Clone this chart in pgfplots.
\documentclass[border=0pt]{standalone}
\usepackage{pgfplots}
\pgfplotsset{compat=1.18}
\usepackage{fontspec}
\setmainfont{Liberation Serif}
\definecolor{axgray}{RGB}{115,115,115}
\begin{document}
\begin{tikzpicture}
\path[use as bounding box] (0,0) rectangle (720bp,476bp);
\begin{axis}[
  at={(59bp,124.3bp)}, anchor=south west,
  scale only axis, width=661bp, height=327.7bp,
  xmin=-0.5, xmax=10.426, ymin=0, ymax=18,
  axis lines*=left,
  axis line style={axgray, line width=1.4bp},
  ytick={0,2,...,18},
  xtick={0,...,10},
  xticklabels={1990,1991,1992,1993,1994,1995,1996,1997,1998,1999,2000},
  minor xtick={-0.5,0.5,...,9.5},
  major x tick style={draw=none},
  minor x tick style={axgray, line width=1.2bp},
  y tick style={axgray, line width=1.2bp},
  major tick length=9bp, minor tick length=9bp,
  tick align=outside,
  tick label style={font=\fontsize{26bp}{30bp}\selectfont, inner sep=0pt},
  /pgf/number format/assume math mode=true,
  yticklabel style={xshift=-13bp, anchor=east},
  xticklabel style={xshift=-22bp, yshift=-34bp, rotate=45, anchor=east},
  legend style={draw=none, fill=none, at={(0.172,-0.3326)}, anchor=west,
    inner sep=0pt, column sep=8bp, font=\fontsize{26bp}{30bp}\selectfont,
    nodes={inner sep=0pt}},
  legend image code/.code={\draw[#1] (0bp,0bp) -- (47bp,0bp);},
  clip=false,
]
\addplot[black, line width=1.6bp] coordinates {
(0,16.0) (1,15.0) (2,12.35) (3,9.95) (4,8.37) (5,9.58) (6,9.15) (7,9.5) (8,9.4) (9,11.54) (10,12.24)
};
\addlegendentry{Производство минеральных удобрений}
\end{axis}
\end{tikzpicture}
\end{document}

*-*-*

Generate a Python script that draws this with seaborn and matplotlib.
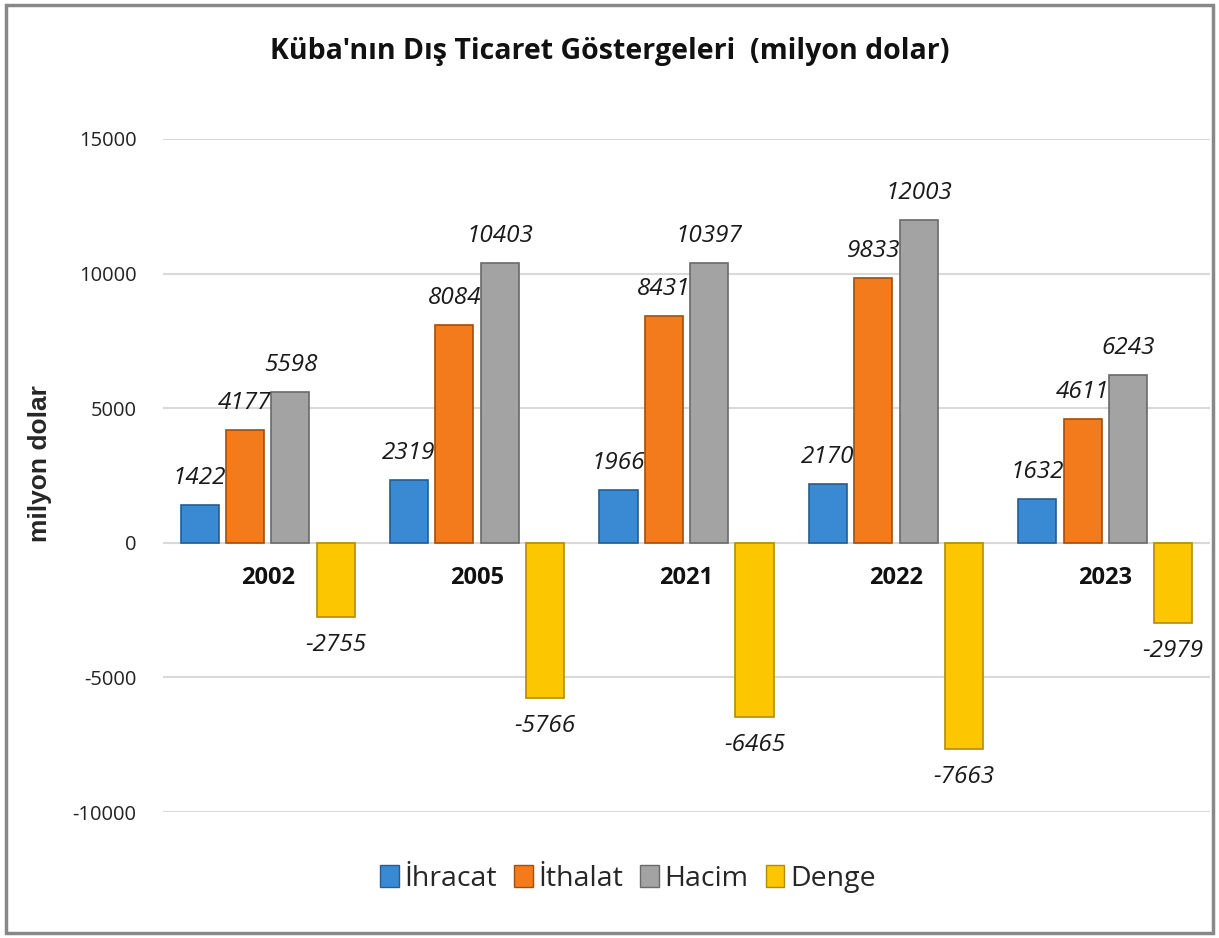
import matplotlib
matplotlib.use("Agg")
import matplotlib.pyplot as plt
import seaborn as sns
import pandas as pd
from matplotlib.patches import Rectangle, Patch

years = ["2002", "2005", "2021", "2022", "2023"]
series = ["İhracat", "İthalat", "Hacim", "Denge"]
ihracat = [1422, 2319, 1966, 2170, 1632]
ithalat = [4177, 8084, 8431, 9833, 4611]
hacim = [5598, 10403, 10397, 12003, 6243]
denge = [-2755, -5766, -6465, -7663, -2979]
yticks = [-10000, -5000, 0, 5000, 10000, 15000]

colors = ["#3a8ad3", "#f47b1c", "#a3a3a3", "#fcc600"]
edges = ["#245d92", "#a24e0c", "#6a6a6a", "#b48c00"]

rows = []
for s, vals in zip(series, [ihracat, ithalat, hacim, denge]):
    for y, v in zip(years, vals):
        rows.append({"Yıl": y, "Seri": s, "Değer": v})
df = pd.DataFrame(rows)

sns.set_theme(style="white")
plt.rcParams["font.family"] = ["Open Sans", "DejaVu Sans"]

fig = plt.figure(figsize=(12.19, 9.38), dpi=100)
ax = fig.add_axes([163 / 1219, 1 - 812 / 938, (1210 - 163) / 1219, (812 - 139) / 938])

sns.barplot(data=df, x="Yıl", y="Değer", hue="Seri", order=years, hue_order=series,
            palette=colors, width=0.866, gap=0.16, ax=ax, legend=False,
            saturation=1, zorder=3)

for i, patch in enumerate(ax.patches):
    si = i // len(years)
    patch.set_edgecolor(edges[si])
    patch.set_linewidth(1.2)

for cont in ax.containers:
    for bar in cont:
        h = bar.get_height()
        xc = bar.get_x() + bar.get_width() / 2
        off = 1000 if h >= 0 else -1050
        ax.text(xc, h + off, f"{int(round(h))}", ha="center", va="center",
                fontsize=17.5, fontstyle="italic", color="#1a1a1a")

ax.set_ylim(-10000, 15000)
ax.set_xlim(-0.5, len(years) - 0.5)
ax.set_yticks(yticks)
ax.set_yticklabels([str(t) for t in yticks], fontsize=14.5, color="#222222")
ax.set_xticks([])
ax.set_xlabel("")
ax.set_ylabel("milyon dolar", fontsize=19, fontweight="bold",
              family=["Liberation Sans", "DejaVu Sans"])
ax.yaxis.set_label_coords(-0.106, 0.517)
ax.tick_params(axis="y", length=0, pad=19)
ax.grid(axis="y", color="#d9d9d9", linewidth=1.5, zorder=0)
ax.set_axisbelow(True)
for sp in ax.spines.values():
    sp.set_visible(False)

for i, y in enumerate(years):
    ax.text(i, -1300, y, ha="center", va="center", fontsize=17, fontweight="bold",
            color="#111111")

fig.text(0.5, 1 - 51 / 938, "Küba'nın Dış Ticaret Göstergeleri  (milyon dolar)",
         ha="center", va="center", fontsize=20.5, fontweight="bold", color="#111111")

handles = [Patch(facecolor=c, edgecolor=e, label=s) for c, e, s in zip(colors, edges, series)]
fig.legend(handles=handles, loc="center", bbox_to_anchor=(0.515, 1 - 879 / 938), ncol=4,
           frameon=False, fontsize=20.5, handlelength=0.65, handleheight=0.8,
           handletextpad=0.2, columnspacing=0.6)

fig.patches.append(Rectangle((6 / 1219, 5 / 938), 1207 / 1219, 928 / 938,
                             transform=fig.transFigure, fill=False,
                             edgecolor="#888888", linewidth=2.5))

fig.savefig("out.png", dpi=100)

*-*-*

● **What needs to be done**: Wherever a line in the data above holds "matplotlib", copy that line.

● **Solution**:
Generate a Python script that draws this with seaborn and matplotlib.
import matplotlib
matplotlib.use("Agg")
import matplotlib.pyplot as plt
from matplotlib.patches import Rectangle, Patch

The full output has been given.